Following completion of the Transaction, International Uranium will have ownership and control over the Macusani Project. It is intended that management of International Uranium will be comprised of nominees of the Company, and the Company will arrange for the continuity of the existing development team in Peru. The Company will retain the right to participate in any future commercially viable discoveries of lithium mineralization on the Macusani Project and the concessions transferred to International Uranium as part of the Transaction. International Uranium will be permitted to participate in any future commercially viable discoveries of uranium mineralization on the remaining mineral concessions which comprise the Company’s Falchani lithium project and associated exploration concessions which have been retained by the Company.


The Company and International Uranium are at arms-length.
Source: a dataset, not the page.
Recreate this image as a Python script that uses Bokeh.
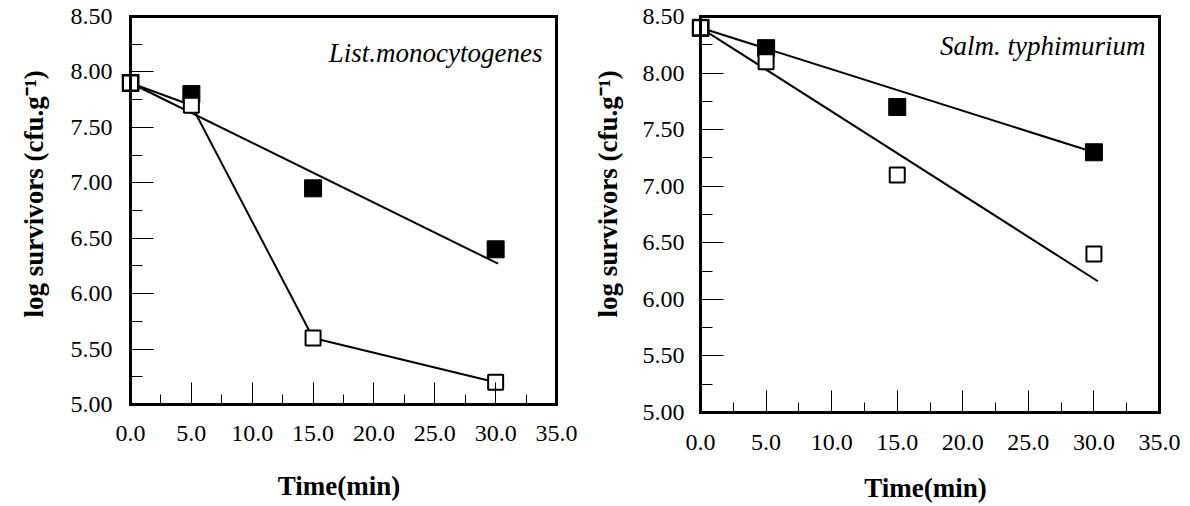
from bokeh.plotting import figure
from bokeh.layouts import row
from bokeh.models import (LinearAxis, Range1d, SingleIntervalTicker, PrintfTickFormatter,
                          FixedTicker, Label, Title, ColumnDataSource)
from bokeh.embed import file_html
from bokeh.resources import INLINE

# ---------------- data ----------------
time_min = [0, 5, 15, 30]

# List. monocytogenes
listeria_filled = [7.90, 7.80, 6.95, 6.40]
listeria_open = [7.90, 7.70, 5.60, 5.20]
listeria_fit_time = [0, 30.2]
listeria_fit_logs = [7.90, 6.27]

# Salm. typhimurium
salmonella_filled = [8.40, 8.22, 7.70, 7.30]
salmonella_open = [8.40, 8.10, 7.10, 6.40]
salmonella_fit_filled_time = [0, 30]
salmonella_fit_filled_logs = [8.40, 7.30]
salmonella_fit_open_time = [0, 30.3]
salmonella_fit_open_logs = [8.40, 6.16]

titles = ["List.monocytogenes", "Salm. typhimurium"]
x_label = "Time(min)"
y_label = "log survivors (cfu.g\u207b\u00b9)"

FONT = "Liberation Serif"


def make_panel(title, filled, open_, fit_lines, connect_open, frame_w, frame_h, x_pad,
               b_left, b_right, b_bottom, y_std, x_std, xl_std, yl_std, yl_off, title_dy):
    p = figure(frame_width=frame_w, frame_height=frame_h,
               x_range=Range1d(-x_pad, 35), y_range=Range1d(5, 8.5),
               x_axis_location=None, y_axis_location=None,
               toolbar_location=None, output_backend="svg",
               min_border_left=b_left, min_border_right=b_right,
               min_border_top=16, min_border_bottom=b_bottom,
               background_fill_color="white", border_fill_color="white",
               outline_line_color=None)
    p.grid.visible = False

    yticker = SingleIntervalTicker(interval=0.5, num_minor_ticks=2)

    # bottom axis
    xa = LinearAxis(ticker=SingleIntervalTicker(interval=5, num_minor_ticks=2),
                    formatter=PrintfTickFormatter(format="%.1f"),
                    bounds=(0, 35), axis_label=x_label)
    xa.major_label_text_font = FONT
    xa.major_label_text_font_size = "24px"
    xa.major_label_text_color = "black"
    xa.axis_label_text_font = FONT
    xa.axis_label_text_font_size = "27px"
    xa.axis_label_text_font_style = "bold"
    xa.axis_label_text_color = "black"
    xa.axis_line_width = 3
    xa.axis_line_color = "black"
    xa.axis_line_cap = "square"
    xa.major_tick_out = 0
    xa.minor_tick_out = 0
    xa.major_tick_in = 22
    xa.minor_tick_in = 10
    xa.major_tick_line_color = "black"
    xa.minor_tick_line_color = "black"
    xa.major_label_standoff = x_std
    xa.axis_label_standoff = xl_std
    p.add_layout(xa, "below")

    # left axis: tick labels only (at the frame edge)
    yl = LinearAxis(ticker=yticker, formatter=PrintfTickFormatter(format="%.2f"))
    yl.major_label_text_font = FONT
    yl.major_label_text_font_size = "24px"
    yl.major_label_text_color = "black"
    yl.axis_line_color = None
    yl.major_tick_line_color = None
    yl.minor_tick_line_color = None
    yl.major_tick_out = 0
    yl.minor_tick_out = 0
    yl.major_tick_in = 0
    yl.minor_tick_in = 0
    yl.major_label_standoff = y_std
    p.add_layout(yl, "left")

    # left axis: line and ticks at x = 0
    ya = LinearAxis(ticker=yticker, fixed_location=0)
    ya.major_label_text_color = None
    ya.major_label_text_font_size = "0px"
    ya.axis_line_width = 3
    ya.axis_line_color = "black"
    ya.axis_line_cap = "square"
    ya.major_tick_out = 0
    ya.minor_tick_out = 0
    ya.major_tick_in = 23
    ya.minor_tick_in = 12
    ya.major_tick_line_color = "black"
    ya.minor_tick_line_color = "black"
    ya.major_label_standoff = 0
    p.add_layout(ya, "left")

    # y axis title (side panel)
    p.add_layout(Title(text=y_label, align="left", vertical_align="top",
                       offset=yl_off, standoff=yl_std,
                       text_font=FONT, text_font_style="bold",
                       text_font_size="27px", text_color="black"), "left")

    # top and right frame lines
    ta = LinearAxis(ticker=FixedTicker(ticks=[]), bounds=(0, 35))
    ra = LinearAxis(ticker=FixedTicker(ticks=[]))
    for ax in (ta, ra):
        ax.major_label_text_color = None
        ax.axis_line_width = 3
        ax.axis_line_color = "black"
        ax.axis_line_cap = "square"
        ax.major_tick_line_color = None
        ax.minor_tick_line_color = None
        ax.major_tick_out = 0
        ax.major_label_standoff = 0
    p.add_layout(ta, "above")
    p.add_layout(ra, "right")

    # lines
    for fx, fy in fit_lines:
        p.line(fx, fy, line_color="black", line_width=2)
    if connect_open:
        p.line(time_min, open_, line_color="black", line_width=2)

    src_f = ColumnDataSource(dict(t=time_min, v=filled))
    src_o = ColumnDataSource(dict(t=time_min, v=open_))
    p.scatter("t", "v", source=src_f, marker="square", size=17,
              fill_color="black", line_color="black", line_width=1)
    p.scatter("t", "v", source=src_o, marker="square", size=15,
              fill_color="white", line_color="black", line_width=2)

    # species name
    p.add_layout(Label(x=35, y=8.5, x_offset=-14, y_offset=-title_dy, text=title,
                       text_align="right", text_baseline="alphabetic",
                       text_font=FONT, text_font_style="italic",
                       text_font_size="27px", text_color="black"))
    return p


left = make_panel(titles[0], listeria_filled, listeria_open,
                  [(listeria_fit_time, listeria_fit_logs)], True,
                  frame_w=435, frame_h=388, x_pad=0.74,
                  b_left=121, b_right=21, b_bottom=102,
                  y_std=9, x_std=21, xl_std=27, yl_std=34, yl_off=87, title_dy=36)

right = make_panel(titles[1], salmonella_filled, salmonella_open,
                   [(salmonella_fit_filled_time, salmonella_fit_filled_logs),
                    (salmonella_fit_open_time, salmonella_fit_open_logs)], False,
                   frame_w=468, frame_h=396, x_pad=0.69,
                   b_left=114, b_right=31, b_bottom=94,
                   y_std=7, x_std=22, xl_std=20, yl_std=30, yl_off=95, title_dy=29)

layout = row(left, right)
open("out.html", "w").write(file_html(layout, INLINE))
Completion of the Transaction remains subject to a number of conditions, including the receipt of the approval of the shareholders of each of the Company and International Uranium, the approval of the Supreme Court of British Columbia, International Uranium having received approval of the TSX Venture Exchange, completion of the Consolidation and the Concurrent Financing, International Uranium having no less than C$5,000,000 of available cash on hand prior to completion of the Concurrent Financing and after deducting the expenses associated with the Transaction, International Uranium having completed the divestiture of its existing business, and the completion of customary closing deliverables.


The Transaction constitutes a “Change of Business” for International Uranium, in accordance with the policies of the TSX Venture Exchange, as a result trading in the common shares of International Uranium has been halted pending completion of certain required filings with the TSX Venture Exchange and is expected to remain halted until completion of the Transaction.


About American Lithium


American Lithium is actively engaged in the development of large-scale lithium projects within mining-friendly jurisdictions throughout the Americas. The Company is currently focused on the continued development of its strategically located TLC Lithium Claystone Project in the richly mineralized Esmeralda lithium district in Nevada, as well as continuing to advance its Falchani Lithium Project and Macusani Uranium Projects in southeastern Peru. All three projects, TLC, Falchani and Macusani have been through robust preliminary economic assessments, exhibit strong significant expansion potential and enjoy strong community support. Pre-feasibility is well advanced at Falchani and has commenced at TLC.